Cloudflare's CEO Matthew Prince said this week that AI bot traffic will exceed human web traffic by 2027. Read that again slowly. The majority of the internet's audience will, within 18 months, be non-human. Now read this: Polymarket just signed a deal with Major League Baseball, making prediction markets an official layer of sports consumption. The two stories rhyme in a disturbing way — the audience for online content is increasingly automated, and the human engagement that does exist is being financialized into betting instruments.

This is the logical endpoint of what attention economics always promised. If engagement is currency, why not make it literally currency? And if most of the traffic is bots anyway, the humans who remain are the premium product — not readers or viewers but liquidity providers in a prediction market. A 2026 arXiv paper on AI economic agency describes 'comprehension-gated' architectures designed to ensure AI agents understand what they're transacting before acting — a guardrail that implicitly acknowledges the default is agents trading with agents, humans optional.

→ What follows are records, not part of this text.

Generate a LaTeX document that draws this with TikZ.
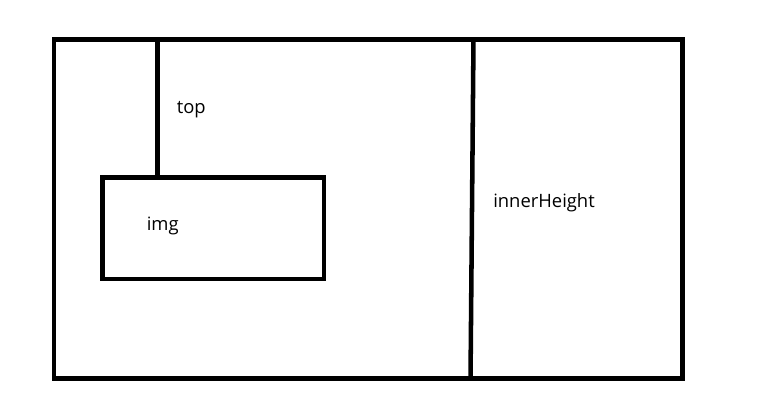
\documentclass[tikz,border=0pt]{standalone}
\usepackage{fontspec}
\setmainfont{Open Sans}
\begin{document}
\begin{tikzpicture}[x=0.75pt,y=-0.75pt,
  box/.style={draw, line width=3.4pt, inner sep=0pt, line join=miter},
  thick line/.style={line width=3.4pt},
  lbl/.style={font=\fontsize{13.8pt}{15pt}\selectfont, inner sep=0pt, anchor=base west}]
\useasboundingbox (0,0) rectangle (769,413);
\fill[white] (0,0) rectangle (769,413);
\node[box, minimum width=471.4pt, minimum height=254.25pt] (frame) at (368.25,209) {};
\node[box, minimum width=166.1pt, minimum height=76.1pt] (img) at (213.25,228.25) {};
\coordinate (ctop) at (157.5,39.5);
\coordinate (ihtop) at (473.5,39.5);
\coordinate (ihbot) at (470.5,380);
\draw[thick line] (ctop) -- (ctop |- img.north);
\draw[thick line] (ihtop) -- (ihbot);
\node[lbl] (ltop) at (176.5,113.3) {top};
\node[lbl] (limg) at (146.5,231) {img};
\node[lbl] (lih) at (493,207.7) {innerHeight};
\end{tikzpicture}
\end{document}
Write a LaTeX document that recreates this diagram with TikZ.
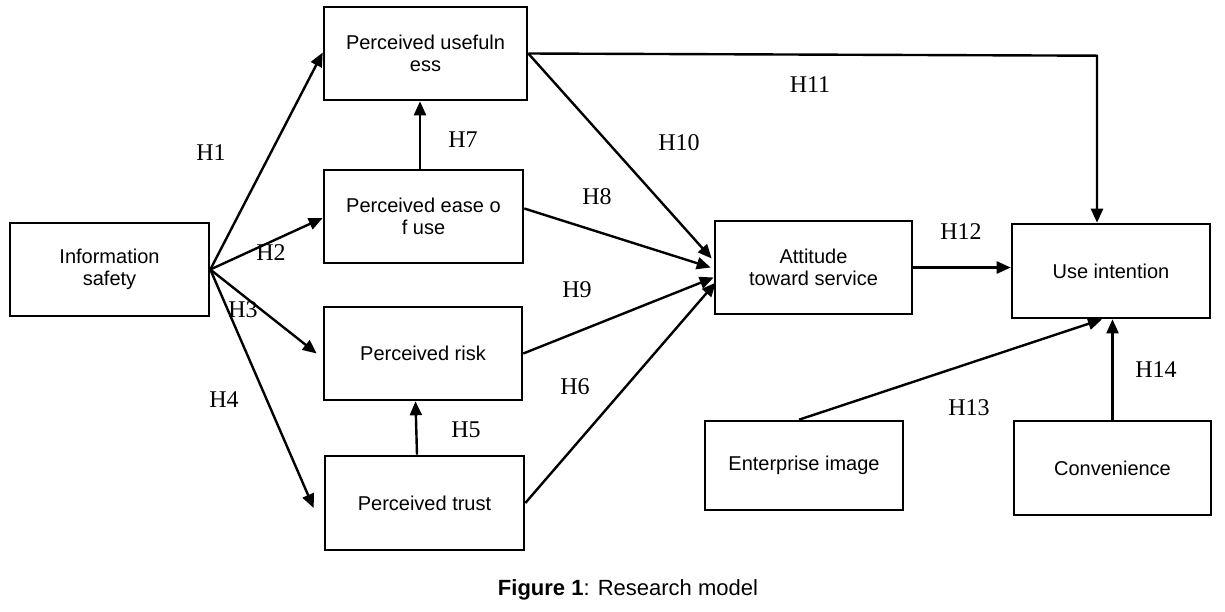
\documentclass[tikz,border=0pt]{standalone}
\usepackage{fontspec}
\setmainfont{Liberation Serif}
\newfontfamily\boxfont{Liberation Sans}
\usetikzlibrary{arrows.meta,calc}
\begin{document}
\begin{tikzpicture}[x=1pt,y=1pt,
  box/.style={draw,line width=2.6pt,inner sep=0pt,align=center,
    font=\boxfont\fontsize{20}{22}\selectfont},
  conn/.style={line width=2.4pt,-{Triangle[length=14pt,width=12pt]}},
  hlab/.style={font=\fontsize{24}{26}\selectfont,inner sep=0pt}]
\useasboundingbox (0,0) rectangle (1225,-611);
\fill[white] (0,0) rectangle (1225,-611);
% boxes
\node[box,minimum width=199pt,minimum height=93pt] (info) at (109.5,-269.5) {Information\\safety};
\node[box,minimum width=203pt,minimum height=93pt] (pu) at (425.5,-53.5) {Perceived usefuln\\ess};
\node[box,minimum width=199pt,minimum height=93pt] (peou) at (423.5,-216.5) {Perceived ease o\\f use};
\node[box,minimum width=198pt,minimum height=93pt] (risk) at (423,-353.5) {Perceived risk};
\node[box,minimum width=199pt,minimum height=94pt] (trust) at (424.5,-503) {Perceived trust};
\node[box,minimum width=197pt,minimum height=93pt] (att) at (813.5,-267.5) {Attitude\\toward service};
\node[box,minimum width=198pt,minimum height=94pt] (use) at (1111,-271) {Use intention};
\node[box,minimum width=198pt,minimum height=89pt] (ent) at (804,-465.5) {Enterprise image};
\node[box,minimum width=197pt,minimum height=94pt] (conv) at (1112.5,-468) {Convenience};
% connectors
\draw[conn] (info.east) -- ([yshift=1pt]pu.west);
\draw[conn] (info.east) -- ([yshift=-1.5pt]peou.west);
\draw[conn] (info.east) -- ([xshift=-6pt]risk.west);
\draw[conn] (info.east) -- ([xshift=-10pt,yshift=-5pt]trust.west);
\draw[conn] ([xshift=-7.5pt]trust.north) -- ([xshift=-7.5pt]risk.south);
\draw[conn] ([xshift=-3.5pt]peou.north) -- ([xshift=-5.5pt]pu.south);
\draw[conn] (pu.east) -- ([xshift=-2pt,yshift=9pt]att.west);
\draw[conn] ([yshift=8pt]peou.east) -- ([xshift=-3pt]att.west);
\draw[conn] (risk.east) -- ([xshift=0pt,yshift=-10pt]att.west);
\draw[conn] (trust.east) -- ([xshift=2pt,yshift=-15pt]att.west);
\draw[conn] (pu.east) -- ([xshift=-14pt,yshift=167pt]use.north) -- ([xshift=-14pt]use.north);
\draw[conn] (att.east) -- (att.east -| use.west);
\draw[conn] ([xshift=-5pt]ent.north) -- ([xshift=-9pt]use.south);
\draw[conn] (conv.north) -- (conv.north |- use.south);
% labels
\node[hlab] (h1) at (211,-153) {H1};
\node[hlab] (h2) at (271,-253) {H2};
\node[hlab] (h3) at (243,-310) {H3};
\node[hlab] (h4) at (224,-400) {H4};
\node[hlab] (h5) at (466,-430) {H5};
\node[hlab] (h6) at (575,-387) {H6};
\node[hlab] (h7) at (463,-140) {H7};
\node[hlab] (h8) at (597,-197) {H8};
\node[hlab] (h9) at (577,-290) {H9};
\node[hlab] (h10) at (679,-143) {H10};
\node[hlab] (h11) at (810,-85) {H11};
\node[hlab] (h12) at (961,-232) {H12};
\node[hlab] (h13) at (969,-408) {H13};
\node[hlab] (h14) at (1156,-370) {H14};
% caption
\node[font=\boxfont\fontsize{22}{24}\selectfont,inner sep=0pt] (cap) at (628,-590) {\textbf{Figure 1}: Research model};
\end{tikzpicture}
\end{document}
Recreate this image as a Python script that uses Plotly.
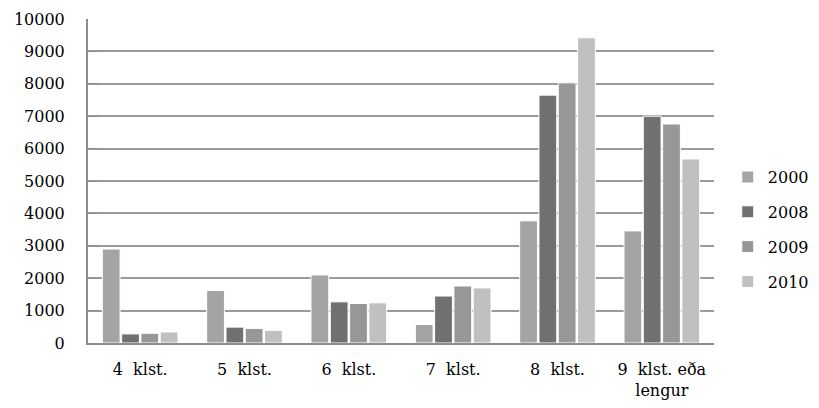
import plotly.graph_objects as go

categories = ["4\u00a0 klst.", "5\u00a0 klst.", "6\u00a0 klst.", "7\u00a0 klst.", "8\u00a0 klst.", "9\u00a0 klst. eða<br>lengur"]
years = ["2000", "2008", "2009", "2010"]
v2000 = [2900, 1620, 2100, 570, 3770, 3460]
v2008 = [280, 490, 1270, 1450, 7650, 7000]
v2009 = [300, 450, 1220, 1760, 8030, 6760]
v2010 = [340, 390, 1240, 1700, 9420, 5680]
colors = ["#a4a4a4", "#707070", "#979797", "#c0c0c0"]

fig = go.Figure()
for i, (name, vals) in enumerate(zip(years, [v2000, v2008, v2009, v2010])):
    fig.add_trace(go.Bar(
        x=categories, y=vals, name=name, legendgroup=name,
        marker=dict(color=colors[i], line=dict(color="white", width=1)),
    ))

font = dict(family="DejaVu Serif", size=16, color="black")
fig.update_layout(
    width=819, height=408,
    margin=dict(l=80, r=113, t=11, b=73, autoexpand=False),
    paper_bgcolor="white", plot_bgcolor="white",
    font=font,
    barmode="group", bargap=0.26, bargroupgap=0.08,
    showlegend=True,
    legend=dict(x=1.022, xanchor="left", y=0.35, yanchor="middle",
                tracegroupgap=11, font=font,
                traceorder="grouped", itemwidth=30),
    xaxis=dict(showline=True, linecolor="#8c8c8c", linewidth=2, ticks="",
               tickfont=font, showgrid=False, ticklabelstandoff=11),
    yaxis=dict(range=[0, 10000], dtick=1000, tickformat="d", showline=True, linecolor="#8c8c8c",
               linewidth=2, ticks="inside", ticklen=10, tickcolor="#8c8c8c",
               showgrid=True, gridcolor="#9a9a9a", gridwidth=1.5,
               tickfont=font, ticklabelstandoff=18, zeroline=False),
)
fig.write_html("out.html")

The Atlantic's piece on celebrity longevity — arguing that stars can stay relevant longer than ever — feels weirdly related. If bots are indexing, resharing, and engaging with content, celebrity half-lives extend because the algorithm never forgets and never sleeps. Fame, like financial markets, is increasingly a system that runs without a human in the loop. The question isn't who's watching. It's whether anyone needs to be.